Schön ist Giovannis Insel trotz dieser leichten inhaltlichen Schwächen jedoch, sehr schön sogar. Das trifft zum einen auf die sehr ungewöhnliche visuelle Umsetzung durch das Animationsstudio Production I.G (Ein Brief an Momo, Jin-Roh) zu. Anders als die meisten Anime der Neuzeit, die auf einen betont cleanen Look setzen, sehen die Hintergründe hier eher wie Gemälde aus – Schraffuren und Altersrisse inklusive. Ganz anders die Figuren, welche grundsätzlich zwar realistisch aussehen, streckenweise aber auch etwas verfremdet. Das trifft vor allem bei den gelegentlichen Comedy-Einlagen zu, wenn die Charaktere nur noch sehr stilisiert zu sehen sind. Das passt dann natürlich nicht ganz zusammen, wirkt in etwa so, als wäre die Besetzung von Mind Game versehentlich bei The Old Man and the Sea gelandet, ist aber gleichzeitig irgendwo reizvoll. Da auch die Animationen auf einem guten Niveau sind, die gezeichneten sowie die vom Computer berechneten Elemente größtenteils harmonieren und vor allem die Lichteffekte hervorragend sind, gehört die Optik insgesamt sicher zu den Stärken des Films.
Aber auch ein weiteres Element sorgt dafür, dass man hier oft zu träumen beginnt: Kanta und Junpei tragen nicht zufällig ihren Namen, sondern wurden nach Figuren aus dem Buch „Night on the Galactic Railroad“ von Kenji Miyazawa benannt. Campanella diente den Senōs als Namensinspiration für Kant, Giovanni stand bei Junpei Pate – und damit auch für den Titel des Films. Immer wieder taucht die bekannte Geschichte um die galaktische Reise hier auf, sei es in konkreter Buchform oder als Fantasie der Jungen, die sich so vor der harschen Realität schützen und damit auch beim Zuschauer für emotionale Momente sorgen. Auch in der finstersten Nacht ist Trost möglich, so die Aussage des Films. Und die gilt auch weit über die Landesgrenzen hinaus. Und über die Zeit.
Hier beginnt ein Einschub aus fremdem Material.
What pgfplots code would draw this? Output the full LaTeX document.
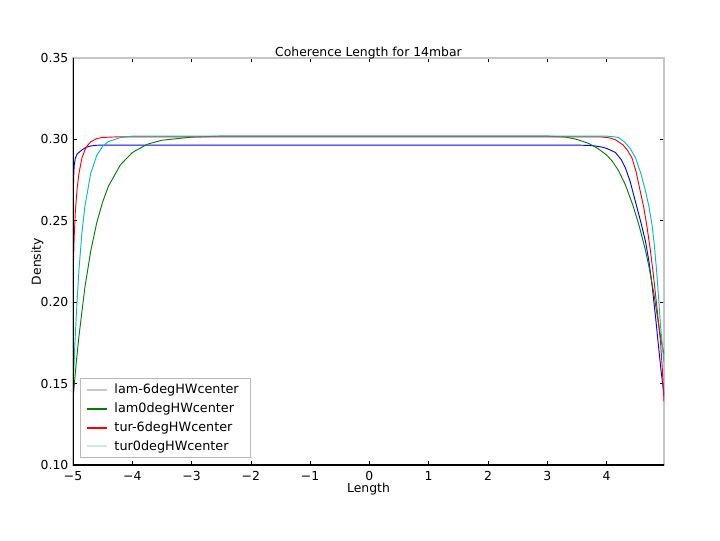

Wer nach dem gelungenen Giovannas Insel mehr von dem außergewöhnlichen Autor sehen möchte, der sollte übrigens nach Spring and Chaos Ausschau halten, auf den baldigen Release von Das Leben des Budori Gusko warten und auch amerikanische Online-Händler im Auge behalten, denn dieses Jahr wird in Übersee nach langer Wartezeit die Animeadaption Night on the Galactic Railroad neu aufgelegt.